I don’t see an important difference, except that the latter is more persuasive, if the point of the post is to claim that threats were made against you.
Are you fucking kidding me, asking what the difference is between someone saying, “Here are the threats made against me” and someone else saying, “I am threatening someone”? Seriously, Snowboarder?
Of course, there is a difference when you phrase it that way. That’s not what this is.
Twitter is monitoring the CONTENT of what is posted, not the INTENT. There NO difference in terms of what the viewer SEES between me posting a video of the graphic, horrible things I plan to do to YOU, and you reposting that video to show what kind of threats I’m making against you.
Do you get this?
A video of a person being dragged through the street, beheaded, and their head impaled on a pike is just as offensive to the viewer whether I post it to threaten you, or you post it to illustrate my threat. The CONTENT is the same and it is offensive, whatever the reason for posting it.
Interesting. I got my Twitter account suspended almost immediately after I called him “Moscow Mitch Putin’s bitch”, commented on how much he apparently got for being a Russian asset, and called him a cheap crack whore. (Some bullshit about “safe environments” and shit).
A video of beheading and impaling is objectionable because it’s highly gory and by itself extremely disturbing. That’s not at all the same thing.
Again, would I get banned if I posted the article I linked to, earlier?
What about this article? It’s about Twitter’s banning of McConnell, and contains this paragraph:
Note that the paragraph contains a death threat in it. Are you seriously suggesting that Twitter is going to ban someone for posting that article, or that paragraph?

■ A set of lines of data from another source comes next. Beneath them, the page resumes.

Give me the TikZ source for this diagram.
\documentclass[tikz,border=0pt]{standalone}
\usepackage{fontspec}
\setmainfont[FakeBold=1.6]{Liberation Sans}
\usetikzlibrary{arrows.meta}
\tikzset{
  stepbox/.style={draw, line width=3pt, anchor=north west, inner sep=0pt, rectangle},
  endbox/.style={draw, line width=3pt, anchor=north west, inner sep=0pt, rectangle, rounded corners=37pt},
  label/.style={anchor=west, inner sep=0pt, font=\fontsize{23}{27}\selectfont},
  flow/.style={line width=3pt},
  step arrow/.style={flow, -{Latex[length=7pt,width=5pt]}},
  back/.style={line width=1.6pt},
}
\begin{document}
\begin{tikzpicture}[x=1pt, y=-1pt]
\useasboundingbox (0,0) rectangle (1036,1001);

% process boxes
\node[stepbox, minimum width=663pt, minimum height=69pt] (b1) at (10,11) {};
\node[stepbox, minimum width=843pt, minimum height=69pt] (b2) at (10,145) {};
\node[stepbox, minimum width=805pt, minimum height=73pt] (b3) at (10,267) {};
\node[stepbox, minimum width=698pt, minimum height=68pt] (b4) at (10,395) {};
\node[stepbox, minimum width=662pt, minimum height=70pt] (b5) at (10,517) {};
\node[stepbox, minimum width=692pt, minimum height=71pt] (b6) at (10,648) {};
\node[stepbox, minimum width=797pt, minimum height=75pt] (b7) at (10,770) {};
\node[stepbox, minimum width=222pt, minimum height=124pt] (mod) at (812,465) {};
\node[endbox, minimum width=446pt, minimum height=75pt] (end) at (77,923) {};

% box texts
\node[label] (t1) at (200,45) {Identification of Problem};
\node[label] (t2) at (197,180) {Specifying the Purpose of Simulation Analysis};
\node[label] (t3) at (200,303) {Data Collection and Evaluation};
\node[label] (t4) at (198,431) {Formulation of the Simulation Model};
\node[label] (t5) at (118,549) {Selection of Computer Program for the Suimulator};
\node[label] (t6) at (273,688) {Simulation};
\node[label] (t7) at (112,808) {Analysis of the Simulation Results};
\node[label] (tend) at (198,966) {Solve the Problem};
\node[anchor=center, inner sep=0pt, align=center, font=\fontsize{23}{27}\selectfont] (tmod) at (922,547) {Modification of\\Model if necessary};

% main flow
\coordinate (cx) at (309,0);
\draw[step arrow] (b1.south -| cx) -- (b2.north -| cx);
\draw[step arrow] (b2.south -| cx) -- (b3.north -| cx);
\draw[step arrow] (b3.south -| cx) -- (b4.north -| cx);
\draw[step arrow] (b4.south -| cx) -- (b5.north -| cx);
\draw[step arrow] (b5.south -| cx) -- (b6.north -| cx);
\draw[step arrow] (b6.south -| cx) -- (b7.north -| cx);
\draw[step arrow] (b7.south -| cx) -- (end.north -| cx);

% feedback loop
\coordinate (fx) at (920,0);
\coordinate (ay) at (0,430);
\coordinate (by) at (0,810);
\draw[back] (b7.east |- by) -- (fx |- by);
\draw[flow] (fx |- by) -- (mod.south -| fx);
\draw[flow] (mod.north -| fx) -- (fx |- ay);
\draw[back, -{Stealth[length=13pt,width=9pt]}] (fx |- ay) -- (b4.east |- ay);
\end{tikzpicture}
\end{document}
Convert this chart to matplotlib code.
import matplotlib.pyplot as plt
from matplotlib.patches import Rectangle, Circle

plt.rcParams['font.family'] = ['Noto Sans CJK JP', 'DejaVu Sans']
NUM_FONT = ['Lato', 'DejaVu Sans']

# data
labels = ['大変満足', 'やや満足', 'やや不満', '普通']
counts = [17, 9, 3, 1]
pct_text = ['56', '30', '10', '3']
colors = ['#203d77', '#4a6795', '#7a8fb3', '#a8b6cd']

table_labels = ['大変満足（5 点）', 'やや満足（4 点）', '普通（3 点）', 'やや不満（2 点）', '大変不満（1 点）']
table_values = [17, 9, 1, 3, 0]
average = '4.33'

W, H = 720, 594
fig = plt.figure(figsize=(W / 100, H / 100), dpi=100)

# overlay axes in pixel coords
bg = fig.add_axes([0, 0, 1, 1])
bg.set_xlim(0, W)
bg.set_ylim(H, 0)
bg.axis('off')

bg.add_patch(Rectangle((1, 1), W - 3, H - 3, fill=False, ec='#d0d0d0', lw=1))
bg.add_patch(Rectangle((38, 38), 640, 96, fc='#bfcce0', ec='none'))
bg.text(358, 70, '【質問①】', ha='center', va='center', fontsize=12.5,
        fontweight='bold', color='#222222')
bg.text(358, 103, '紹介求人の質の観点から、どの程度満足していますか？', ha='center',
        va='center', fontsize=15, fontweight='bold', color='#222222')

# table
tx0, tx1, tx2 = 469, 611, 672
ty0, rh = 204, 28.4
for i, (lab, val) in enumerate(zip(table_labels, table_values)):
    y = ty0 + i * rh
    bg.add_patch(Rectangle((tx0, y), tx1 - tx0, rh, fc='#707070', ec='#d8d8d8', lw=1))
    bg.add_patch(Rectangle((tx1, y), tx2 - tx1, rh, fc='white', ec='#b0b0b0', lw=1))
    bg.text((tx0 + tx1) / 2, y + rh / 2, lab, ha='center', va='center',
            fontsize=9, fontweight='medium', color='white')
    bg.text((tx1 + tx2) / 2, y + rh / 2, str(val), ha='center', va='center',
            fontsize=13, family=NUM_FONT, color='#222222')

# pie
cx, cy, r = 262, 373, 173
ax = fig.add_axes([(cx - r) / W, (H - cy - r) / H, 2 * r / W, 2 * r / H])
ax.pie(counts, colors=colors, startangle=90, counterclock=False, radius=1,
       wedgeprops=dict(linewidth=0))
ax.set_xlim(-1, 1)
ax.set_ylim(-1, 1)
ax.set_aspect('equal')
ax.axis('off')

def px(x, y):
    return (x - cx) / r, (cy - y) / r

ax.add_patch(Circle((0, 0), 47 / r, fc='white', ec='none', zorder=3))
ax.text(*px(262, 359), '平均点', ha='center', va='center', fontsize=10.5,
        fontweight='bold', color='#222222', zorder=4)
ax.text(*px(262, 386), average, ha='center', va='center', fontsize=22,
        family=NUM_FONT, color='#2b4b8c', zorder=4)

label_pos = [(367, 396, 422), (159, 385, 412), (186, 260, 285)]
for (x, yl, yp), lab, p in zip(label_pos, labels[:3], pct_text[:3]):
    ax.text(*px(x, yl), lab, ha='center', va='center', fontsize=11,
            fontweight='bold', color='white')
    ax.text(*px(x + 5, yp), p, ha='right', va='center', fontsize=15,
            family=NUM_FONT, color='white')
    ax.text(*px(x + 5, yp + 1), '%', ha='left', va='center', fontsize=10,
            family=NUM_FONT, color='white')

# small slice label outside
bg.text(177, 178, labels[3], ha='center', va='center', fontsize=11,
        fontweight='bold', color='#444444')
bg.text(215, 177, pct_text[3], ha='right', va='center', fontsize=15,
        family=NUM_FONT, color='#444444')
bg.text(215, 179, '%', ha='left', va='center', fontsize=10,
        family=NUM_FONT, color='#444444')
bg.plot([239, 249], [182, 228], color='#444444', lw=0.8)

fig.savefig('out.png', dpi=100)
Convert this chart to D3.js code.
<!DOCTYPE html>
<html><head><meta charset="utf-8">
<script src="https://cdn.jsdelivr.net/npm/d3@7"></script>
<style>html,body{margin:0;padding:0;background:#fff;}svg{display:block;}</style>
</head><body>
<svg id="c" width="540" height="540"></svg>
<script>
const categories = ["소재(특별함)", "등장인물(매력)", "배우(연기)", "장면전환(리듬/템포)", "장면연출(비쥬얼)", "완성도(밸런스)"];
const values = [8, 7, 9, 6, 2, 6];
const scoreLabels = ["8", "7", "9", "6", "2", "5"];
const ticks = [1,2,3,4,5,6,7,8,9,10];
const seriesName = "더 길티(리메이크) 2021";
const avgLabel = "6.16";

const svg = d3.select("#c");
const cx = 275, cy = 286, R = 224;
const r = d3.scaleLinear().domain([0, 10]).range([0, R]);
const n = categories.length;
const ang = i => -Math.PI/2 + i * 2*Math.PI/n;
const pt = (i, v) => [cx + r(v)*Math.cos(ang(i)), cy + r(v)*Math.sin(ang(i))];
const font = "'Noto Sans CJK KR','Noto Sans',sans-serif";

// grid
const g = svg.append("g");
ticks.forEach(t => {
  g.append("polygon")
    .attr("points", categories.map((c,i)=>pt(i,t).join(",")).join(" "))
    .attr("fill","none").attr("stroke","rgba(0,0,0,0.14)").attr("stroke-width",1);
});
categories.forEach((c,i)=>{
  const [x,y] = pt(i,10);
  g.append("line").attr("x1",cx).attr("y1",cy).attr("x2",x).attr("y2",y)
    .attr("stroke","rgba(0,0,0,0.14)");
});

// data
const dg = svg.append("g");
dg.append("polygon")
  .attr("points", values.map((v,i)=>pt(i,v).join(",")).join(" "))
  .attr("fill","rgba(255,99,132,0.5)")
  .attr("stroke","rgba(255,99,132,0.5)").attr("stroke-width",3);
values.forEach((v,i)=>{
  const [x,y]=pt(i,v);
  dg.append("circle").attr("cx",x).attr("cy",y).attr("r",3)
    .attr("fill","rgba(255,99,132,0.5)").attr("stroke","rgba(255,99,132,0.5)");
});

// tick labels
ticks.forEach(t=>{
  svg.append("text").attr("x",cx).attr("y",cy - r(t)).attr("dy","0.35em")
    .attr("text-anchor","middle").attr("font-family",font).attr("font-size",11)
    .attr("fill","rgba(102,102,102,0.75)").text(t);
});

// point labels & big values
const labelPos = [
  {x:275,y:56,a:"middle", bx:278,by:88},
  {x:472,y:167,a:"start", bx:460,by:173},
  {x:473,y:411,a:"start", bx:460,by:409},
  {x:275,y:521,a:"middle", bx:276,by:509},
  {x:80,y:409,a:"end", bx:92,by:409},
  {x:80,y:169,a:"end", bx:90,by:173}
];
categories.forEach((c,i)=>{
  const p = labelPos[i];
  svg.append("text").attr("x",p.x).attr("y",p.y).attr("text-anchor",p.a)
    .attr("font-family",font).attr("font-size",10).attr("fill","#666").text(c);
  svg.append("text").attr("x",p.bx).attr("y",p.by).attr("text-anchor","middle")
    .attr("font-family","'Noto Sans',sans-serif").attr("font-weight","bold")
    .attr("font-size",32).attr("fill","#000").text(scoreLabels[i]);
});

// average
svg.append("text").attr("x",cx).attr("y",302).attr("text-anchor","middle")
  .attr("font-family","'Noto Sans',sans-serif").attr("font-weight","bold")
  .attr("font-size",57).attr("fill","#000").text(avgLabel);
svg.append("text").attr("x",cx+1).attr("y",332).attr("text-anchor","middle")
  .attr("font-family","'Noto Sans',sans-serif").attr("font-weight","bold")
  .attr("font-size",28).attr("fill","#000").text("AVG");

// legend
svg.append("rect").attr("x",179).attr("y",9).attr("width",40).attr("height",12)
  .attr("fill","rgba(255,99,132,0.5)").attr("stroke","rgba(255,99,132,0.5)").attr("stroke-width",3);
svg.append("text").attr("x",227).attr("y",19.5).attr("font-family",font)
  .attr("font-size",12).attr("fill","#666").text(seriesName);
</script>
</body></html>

Sorry for the triple-post, but I think it’s worth pointing out that I’m not the only one who doesn’t love McConnell but finds Twitter’s reasoning specious. Look at that article I linked to:
IMO, Twitter ought to use this as an occasion to refine its rule. Obviously it’s an enormous problem to censor people who are reporting threats of violence. Imagine if the exact same scenario happened, except the video showed a cop shouting the same things at a cuffed suspect. It’d be terrible for Twitter to censor that.
So, Moscow Mitch got suspended for posting a picture and whining about some newspaper putting HIS name on a gravestone?
But let’s see… He did that first, and Twitter initially let HIM get away with it. Twice apparently.
Senate Majority Leader Mitch McConnell’s campaign tweeted out a photo of satirical tombstones over the weekend, including one featuring an election opponent’s name, hours after the mass shooting in El Paso, Texas, that claimed the lives of 22 people.
The tombstones named Amy McGrath, his main Democratic opponent in the 2020 Senate race for Kentucky, as well as Judge Merrick Garland, whose nomination to the Supreme Court he blocked during the last year of Barack Obama’s presidency.
So like I already said, fuck him and fuck Twitter.
I searched for Mitch McConnell’s Facebook page purely for the purpose of calling him Moscow Mitch and raising his blood pressure by an incremental amount. I chose a post slamming Amy McGrath as a “radical left turn” for Kentucky. I figured my sentiments would be in the minority. I was pleasantly surprised that most of the comments lauded her, slammed him and “Moscow Mitch, Putin’s Bitch” was a recurring theme, if not an exact quote.
He’s the biggest piece of shit in our government. Yes, bigger than Trump, because he’s consciously enabling Trump and all the damage he’s doing. And not just to our country but to the world with all the climate-change-denying horseshit.